--- Stored data ---

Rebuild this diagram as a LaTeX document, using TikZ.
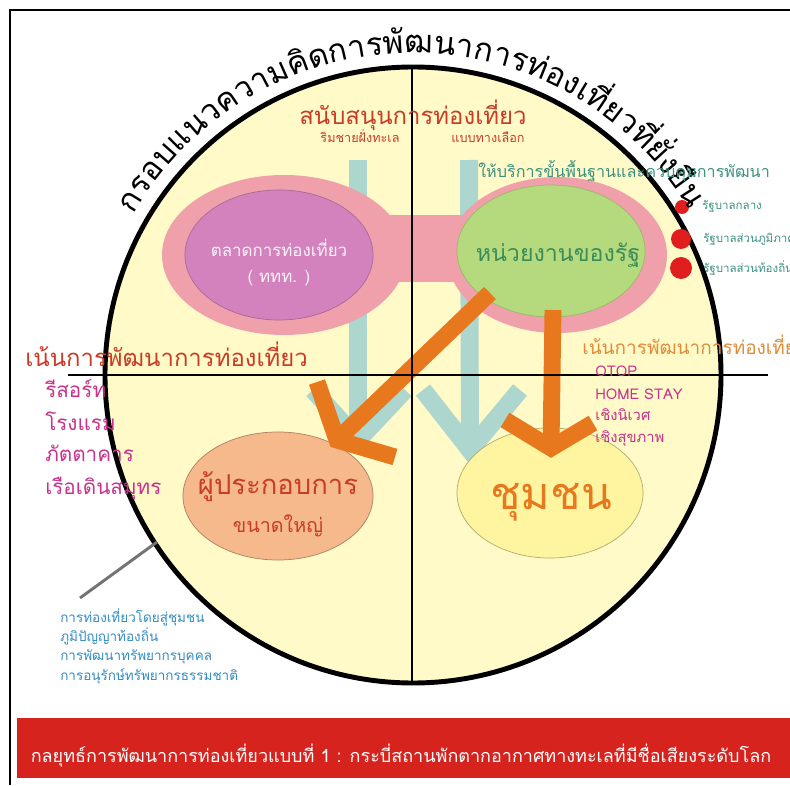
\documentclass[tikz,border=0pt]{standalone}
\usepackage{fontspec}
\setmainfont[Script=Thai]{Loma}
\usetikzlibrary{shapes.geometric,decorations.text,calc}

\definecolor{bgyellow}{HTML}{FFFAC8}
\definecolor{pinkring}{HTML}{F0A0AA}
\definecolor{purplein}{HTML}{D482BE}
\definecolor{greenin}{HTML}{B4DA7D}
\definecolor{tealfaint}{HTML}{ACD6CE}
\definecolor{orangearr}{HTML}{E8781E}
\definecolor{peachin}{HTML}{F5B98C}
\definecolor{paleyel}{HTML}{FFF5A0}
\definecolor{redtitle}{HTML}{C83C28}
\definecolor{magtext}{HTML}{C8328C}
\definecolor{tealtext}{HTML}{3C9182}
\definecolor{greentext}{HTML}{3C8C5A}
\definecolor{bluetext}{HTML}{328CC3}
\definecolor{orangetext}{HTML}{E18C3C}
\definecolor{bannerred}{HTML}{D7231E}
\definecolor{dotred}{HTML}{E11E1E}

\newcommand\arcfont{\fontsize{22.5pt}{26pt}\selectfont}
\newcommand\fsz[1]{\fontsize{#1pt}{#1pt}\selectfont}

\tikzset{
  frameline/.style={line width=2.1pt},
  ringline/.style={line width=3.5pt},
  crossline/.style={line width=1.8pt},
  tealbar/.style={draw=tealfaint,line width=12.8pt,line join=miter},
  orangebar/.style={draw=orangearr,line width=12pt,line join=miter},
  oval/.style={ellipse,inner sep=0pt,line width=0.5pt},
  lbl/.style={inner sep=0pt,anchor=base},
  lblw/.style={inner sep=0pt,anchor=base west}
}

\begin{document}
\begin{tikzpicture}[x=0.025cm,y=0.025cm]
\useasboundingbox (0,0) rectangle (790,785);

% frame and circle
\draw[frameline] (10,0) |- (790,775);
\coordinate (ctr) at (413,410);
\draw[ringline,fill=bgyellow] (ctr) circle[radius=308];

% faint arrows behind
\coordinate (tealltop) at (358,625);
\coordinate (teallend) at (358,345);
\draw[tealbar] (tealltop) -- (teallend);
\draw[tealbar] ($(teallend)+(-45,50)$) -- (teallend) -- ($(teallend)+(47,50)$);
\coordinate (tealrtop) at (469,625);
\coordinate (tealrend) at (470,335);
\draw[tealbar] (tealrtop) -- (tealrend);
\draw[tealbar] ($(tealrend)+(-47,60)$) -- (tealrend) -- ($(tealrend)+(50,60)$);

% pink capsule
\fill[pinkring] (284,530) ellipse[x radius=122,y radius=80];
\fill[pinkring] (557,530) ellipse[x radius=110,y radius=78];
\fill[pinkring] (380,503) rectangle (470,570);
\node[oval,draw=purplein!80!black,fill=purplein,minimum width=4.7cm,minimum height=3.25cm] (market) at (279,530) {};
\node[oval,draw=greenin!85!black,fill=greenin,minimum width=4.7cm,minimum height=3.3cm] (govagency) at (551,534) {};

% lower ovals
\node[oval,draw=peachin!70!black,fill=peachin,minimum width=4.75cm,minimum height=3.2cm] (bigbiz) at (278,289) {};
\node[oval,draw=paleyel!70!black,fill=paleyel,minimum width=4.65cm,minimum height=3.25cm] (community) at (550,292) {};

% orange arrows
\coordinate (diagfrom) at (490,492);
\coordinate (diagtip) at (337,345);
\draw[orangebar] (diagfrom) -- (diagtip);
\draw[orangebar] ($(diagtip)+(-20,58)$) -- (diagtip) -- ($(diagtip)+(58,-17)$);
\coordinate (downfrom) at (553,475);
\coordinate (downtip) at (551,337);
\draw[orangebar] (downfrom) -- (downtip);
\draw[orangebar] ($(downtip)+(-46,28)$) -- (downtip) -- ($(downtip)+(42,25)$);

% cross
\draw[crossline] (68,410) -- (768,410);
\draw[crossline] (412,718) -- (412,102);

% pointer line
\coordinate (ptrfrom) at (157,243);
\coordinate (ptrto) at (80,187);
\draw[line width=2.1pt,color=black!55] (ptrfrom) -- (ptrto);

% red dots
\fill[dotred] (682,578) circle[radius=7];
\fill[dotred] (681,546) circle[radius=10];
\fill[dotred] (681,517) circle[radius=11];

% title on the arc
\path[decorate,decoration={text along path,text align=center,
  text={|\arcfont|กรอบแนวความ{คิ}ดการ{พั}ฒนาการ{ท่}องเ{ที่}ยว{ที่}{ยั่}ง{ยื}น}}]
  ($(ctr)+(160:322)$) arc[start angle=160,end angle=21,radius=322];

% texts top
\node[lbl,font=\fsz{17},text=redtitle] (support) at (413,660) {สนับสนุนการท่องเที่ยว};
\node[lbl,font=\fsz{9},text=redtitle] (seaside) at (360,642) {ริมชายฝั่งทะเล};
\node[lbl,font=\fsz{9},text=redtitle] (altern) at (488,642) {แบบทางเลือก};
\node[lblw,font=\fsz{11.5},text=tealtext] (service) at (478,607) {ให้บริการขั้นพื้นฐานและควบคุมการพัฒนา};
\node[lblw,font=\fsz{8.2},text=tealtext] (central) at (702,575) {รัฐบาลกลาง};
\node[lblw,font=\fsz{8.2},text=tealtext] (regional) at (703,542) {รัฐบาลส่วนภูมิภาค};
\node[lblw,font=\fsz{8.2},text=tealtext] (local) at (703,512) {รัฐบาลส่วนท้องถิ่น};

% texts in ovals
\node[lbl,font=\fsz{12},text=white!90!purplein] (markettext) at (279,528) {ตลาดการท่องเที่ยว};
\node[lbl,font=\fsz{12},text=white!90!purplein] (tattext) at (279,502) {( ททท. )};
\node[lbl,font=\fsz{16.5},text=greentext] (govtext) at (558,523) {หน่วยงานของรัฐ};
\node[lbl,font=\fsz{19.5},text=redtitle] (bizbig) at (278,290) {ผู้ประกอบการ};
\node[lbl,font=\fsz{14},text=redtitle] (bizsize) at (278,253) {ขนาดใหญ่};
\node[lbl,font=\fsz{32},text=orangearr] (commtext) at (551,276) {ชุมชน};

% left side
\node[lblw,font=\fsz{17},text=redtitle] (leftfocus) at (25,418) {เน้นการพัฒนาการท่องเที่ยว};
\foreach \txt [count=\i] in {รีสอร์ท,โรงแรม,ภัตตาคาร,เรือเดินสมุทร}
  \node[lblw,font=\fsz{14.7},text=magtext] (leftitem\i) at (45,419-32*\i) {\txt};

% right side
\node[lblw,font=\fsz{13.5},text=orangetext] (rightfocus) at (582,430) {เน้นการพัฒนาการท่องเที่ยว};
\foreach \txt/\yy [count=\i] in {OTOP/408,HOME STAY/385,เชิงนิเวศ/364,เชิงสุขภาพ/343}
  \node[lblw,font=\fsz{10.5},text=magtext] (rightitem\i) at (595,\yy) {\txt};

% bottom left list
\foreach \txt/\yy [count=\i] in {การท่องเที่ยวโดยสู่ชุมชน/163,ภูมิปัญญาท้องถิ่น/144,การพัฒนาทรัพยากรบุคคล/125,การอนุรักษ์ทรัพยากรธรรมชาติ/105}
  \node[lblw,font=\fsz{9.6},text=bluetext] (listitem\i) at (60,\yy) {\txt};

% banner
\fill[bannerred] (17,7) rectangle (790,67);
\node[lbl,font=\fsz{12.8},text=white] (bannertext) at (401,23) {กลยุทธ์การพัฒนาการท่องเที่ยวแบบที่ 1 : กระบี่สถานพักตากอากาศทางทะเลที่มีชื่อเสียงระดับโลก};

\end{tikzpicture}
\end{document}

---

◆ **Problem**:
Write out the listing word for word, omitting the pictures it holds.

◆ **Solution below**:
Rebuild this diagram as a LaTeX document, using TikZ.
\documentclass[tikz,border=0pt]{standalone}
\usepackage{fontspec}
\setmainfont[Script=Thai]{Loma}
\usetikzlibrary{shapes.geometric,decorations.text,calc}

\definecolor{bgyellow}{HTML}{FFFAC8}
\definecolor{pinkring}{HTML}{F0A0AA}
\definecolor{purplein}{HTML}{D482BE}
\definecolor{greenin}{HTML}{B4DA7D}
\definecolor{tealfaint}{HTML}{ACD6CE}
\definecolor{orangearr}{HTML}{E8781E}
\definecolor{peachin}{HTML}{F5B98C}
\definecolor{paleyel}{HTML}{FFF5A0}
\definecolor{redtitle}{HTML}{C83C28}
\definecolor{magtext}{HTML}{C8328C}
\definecolor{tealtext}{HTML}{3C9182}
\definecolor{greentext}{HTML}{3C8C5A}
\definecolor{bluetext}{HTML}{328CC3}
\definecolor{orangetext}{HTML}{E18C3C}
\definecolor{bannerred}{HTML}{D7231E}
\definecolor{dotred}{HTML}{E11E1E}

\newcommand\arcfont{\fontsize{22.5pt}{26pt}\selectfont}
\newcommand\fsz[1]{\fontsize{#1pt}{#1pt}\selectfont}

\tikzset{
  frameline/.style={line width=2.1pt},
  ringline/.style={line width=3.5pt},
  crossline/.style={line width=1.8pt},
  tealbar/.style={draw=tealfaint,line width=12.8pt,line join=miter},
  orangebar/.style={draw=orangearr,line width=12pt,line join=miter},
  oval/.style={ellipse,inner sep=0pt,line width=0.5pt},
  lbl/.style={inner sep=0pt,anchor=base},
  lblw/.style={inner sep=0pt,anchor=base west}
}

\begin{document}
\begin{tikzpicture}[x=0.025cm,y=0.025cm]
\useasboundingbox (0,0) rectangle (790,785);

% frame and circle
\draw[frameline] (10,0) |- (790,775);
\coordinate (ctr) at (413,410);
\draw[ringline,fill=bgyellow] (ctr) circle[radius=308];

% faint arrows behind
\coordinate (tealltop) at (358,625);
\coordinate (teallend) at (358,345);
\draw[tealbar] (tealltop) -- (teallend);
\draw[tealbar] ($(teallend)+(-45,50)$) -- (teallend) -- ($(teallend)+(47,50)$);
\coordinate (tealrtop) at (469,625);
\coordinate (tealrend) at (470,335);
\draw[tealbar] (tealrtop) -- (tealrend);
\draw[tealbar] ($(tealrend)+(-47,60)$) -- (tealrend) -- ($(tealrend)+(50,60)$);

% pink capsule
\fill[pinkring] (284,530) ellipse[x radius=122,y radius=80];
\fill[pinkring] (557,530) ellipse[x radius=110,y radius=78];
\fill[pinkring] (380,503) rectangle (470,570);
\node[oval,draw=purplein!80!black,fill=purplein,minimum width=4.7cm,minimum height=3.25cm] (market) at (279,530) {};
\node[oval,draw=greenin!85!black,fill=greenin,minimum width=4.7cm,minimum height=3.3cm] (govagency) at (551,534) {};

% lower ovals
\node[oval,draw=peachin!70!black,fill=peachin,minimum width=4.75cm,minimum height=3.2cm] (bigbiz) at (278,289) {};
\node[oval,draw=paleyel!70!black,fill=paleyel,minimum width=4.65cm,minimum height=3.25cm] (community) at (550,292) {};

% orange arrows
\coordinate (diagfrom) at (490,492);
\coordinate (diagtip) at (337,345);
\draw[orangebar] (diagfrom) -- (diagtip);
\draw[orangebar] ($(diagtip)+(-20,58)$) -- (diagtip) -- ($(diagtip)+(58,-17)$);
\coordinate (downfrom) at (553,475);
\coordinate (downtip) at (551,337);
\draw[orangebar] (downfrom) -- (downtip);
\draw[orangebar] ($(downtip)+(-46,28)$) -- (downtip) -- ($(downtip)+(42,25)$);

% cross
\draw[crossline] (68,410) -- (768,410);
\draw[crossline] (412,718) -- (412,102);

% pointer line
\coordinate (ptrfrom) at (157,243);
\coordinate (ptrto) at (80,187);
\draw[line width=2.1pt,color=black!55] (ptrfrom) -- (ptrto);

% red dots
\fill[dotred] (682,578) circle[radius=7];
\fill[dotred] (681,546) circle[radius=10];
\fill[dotred] (681,517) circle[radius=11];

% title on the arc
\path[decorate,decoration={text along path,text align=center,
  text={|\arcfont|กรอบแนวความ{คิ}ดการ{พั}ฒนาการ{ท่}องเ{ที่}ยว{ที่}{ยั่}ง{ยื}น}}]
  ($(ctr)+(160:322)$) arc[start angle=160,end angle=21,radius=322];

% texts top
\node[lbl,font=\fsz{17},text=redtitle] (support) at (413,660) {สนับสนุนการท่องเที่ยว};
\node[lbl,font=\fsz{9},text=redtitle] (seaside) at (360,642) {ริมชายฝั่งทะเล};
\node[lbl,font=\fsz{9},text=redtitle] (altern) at (488,642) {แบบทางเลือก};
\node[lblw,font=\fsz{11.5},text=tealtext] (service) at (478,607) {ให้บริการขั้นพื้นฐานและควบคุมการพัฒนา};
\node[lblw,font=\fsz{8.2},text=tealtext] (central) at (702,575) {รัฐบาลกลาง};
\node[lblw,font=\fsz{8.2},text=tealtext] (regional) at (703,542) {รัฐบาลส่วนภูมิภาค};
\node[lblw,font=\fsz{8.2},text=tealtext] (local) at (703,512) {รัฐบาลส่วนท้องถิ่น};

% texts in ovals
\node[lbl,font=\fsz{12},text=white!90!purplein] (markettext) at (279,528) {ตลาดการท่องเที่ยว};
\node[lbl,font=\fsz{12},text=white!90!purplein] (tattext) at (279,502) {( ททท. )};
\node[lbl,font=\fsz{16.5},text=greentext] (govtext) at (558,523) {หน่วยงานของรัฐ};
\node[lbl,font=\fsz{19.5},text=redtitle] (bizbig) at (278,290) {ผู้ประกอบการ};
\node[lbl,font=\fsz{14},text=redtitle] (bizsize) at (278,253) {ขนาดใหญ่};
\node[lbl,font=\fsz{32},text=orangearr] (commtext) at (551,276) {ชุมชน};

% left side
\node[lblw,font=\fsz{17},text=redtitle] (leftfocus) at (25,418) {เน้นการพัฒนาการท่องเที่ยว};
\foreach \txt [count=\i] in {รีสอร์ท,โรงแรม,ภัตตาคาร,เรือเดินสมุทร}
  \node[lblw,font=\fsz{14.7},text=magtext] (leftitem\i) at (45,419-32*\i) {\txt};

% right side
\node[lblw,font=\fsz{13.5},text=orangetext] (rightfocus) at (582,430) {เน้นการพัฒนาการท่องเที่ยว};
\foreach \txt/\yy [count=\i] in {OTOP/408,HOME STAY/385,เชิงนิเวศ/364,เชิงสุขภาพ/343}
  \node[lblw,font=\fsz{10.5},text=magtext] (rightitem\i) at (595,\yy) {\txt};

% bottom left list
\foreach \txt/\yy [count=\i] in {การท่องเที่ยวโดยสู่ชุมชน/163,ภูมิปัญญาท้องถิ่น/144,การพัฒนาทรัพยากรบุคคล/125,การอนุรักษ์ทรัพยากรธรรมชาติ/105}
  \node[lblw,font=\fsz{9.6},text=bluetext] (listitem\i) at (60,\yy) {\txt};

% banner
\fill[bannerred] (17,7) rectangle (790,67);
\node[lbl,font=\fsz{12.8},text=white] (bannertext) at (401,23) {กลยุทธ์การพัฒนาการท่องเที่ยวแบบที่ 1 : กระบี่สถานพักตากอากาศทางทะเลที่มีชื่อเสียงระดับโลก};

\end{tikzpicture}
\end{document}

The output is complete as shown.